In a world still ruled almost everywhere by kingdoms and empires, “republic” was a call for revolution: it meant power to the people, or at least to some of them—adult males. Men from Poland, Italy, Greece, Belgium, the Balkans, even South America and North Africa, eager to overthrow empires and monarchies elsewhere, rushed to France to defend the new republic against the Prussian monarchy. Many rallied around the famed Giuseppe Garibaldi who, with his sons, entered France to form a kind of international brigade, independent of the French high command in Paris. And across France and its colonies, disgruntled workers and bourgeois saw the French republic as the opportunity to create their own autonomous governments, called “communes” in reference to the Paris Commune of 1789-1795.

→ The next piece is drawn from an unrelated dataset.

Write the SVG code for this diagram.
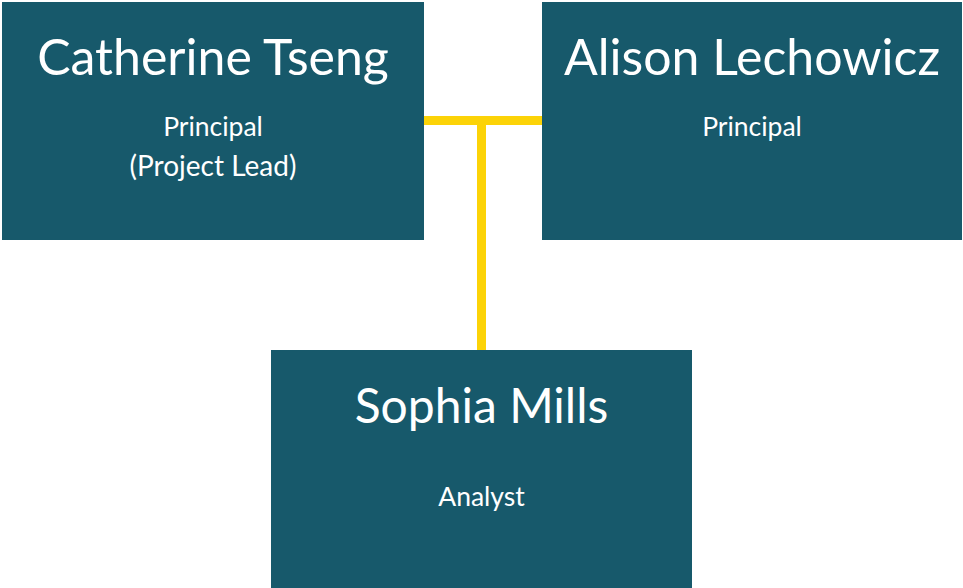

Deluermoz has selected four of the many roughly contemporaneous communes to illustrate different aspects of the spirit and consciousness of the times:
– Algiers, capital of France’s most important African colony and command center of its war against rebellious Arab and Berber clans; there, European colonists dismissed the colonial governor to set themselves up as a “commune” independent of the metropolis, to rule over the so-called “indigenous” peoples in their own manner.
– Martinique, a French colony in the Caribbean island that only a generation ago had become free of slavery; there the bloody revolt including the burning of plantations and killing of oppressive landowners, was a response to racial and property status grievances rather than working-class grievances.
– Thiers, a small French city 450 kilometers south of Paris, famous for its cutlery, where the associations of cutlery workers proudly took charge but only for several hours.
– Lyon, then the second largest city in France and center of the silk industry, where a group of workers, many inspired by the Russian anarchist Bakunin, seized city hall — but failed to secure it properly, and the next day were routed by troops loyal to the new government in Paris.
Paris was not the first city to proclaim itself a commune in the French crisis of 1870-71, but it was by far the most dramatic and consequential because, first, it was the capital of the empire, and thus its revolution necessarily created great reverberations wherever local authorities depended on French finance and military power. With nearly two million people, Paris was then the largest city in continental Europe, not only a great financial center but also a major market for producers elsewhere. Finally, symbolically, Paris represented the highest example of what European intellectuals had begun calling “civilization” — the moral and cultural superiority that justified their intervention in the “uncivilized” or “barbarous” regions that were their source of raw materials and cheap labor.
In its two-and-a-half months duration, the Commune did not have time to carry out or complete many of the reforms that communards sought, but they did set patterns that remain an example to revolutionaries today.
Was the Commune then a flawed but suggestive model for the future, showing how masses can be rallied to seize power and what they can do once they’ve got it, as Lenin and other revolutionaries saw it? Or should we see it as the death throe of an obsolete form of protest, the last of the great urban risings in France — 1789, 1830, 1848, and finally 1871 — by a mob whipped to a suicidal frenzy, in a still immature period of capitalism now long behind us?
In fact, it seems to have been both. But, as this book makes clear, above all it was the most intense crisis of a global economic and political system in the 19th century, a forerunner of the even greater crisis of imperial conflict that we now know as World War I.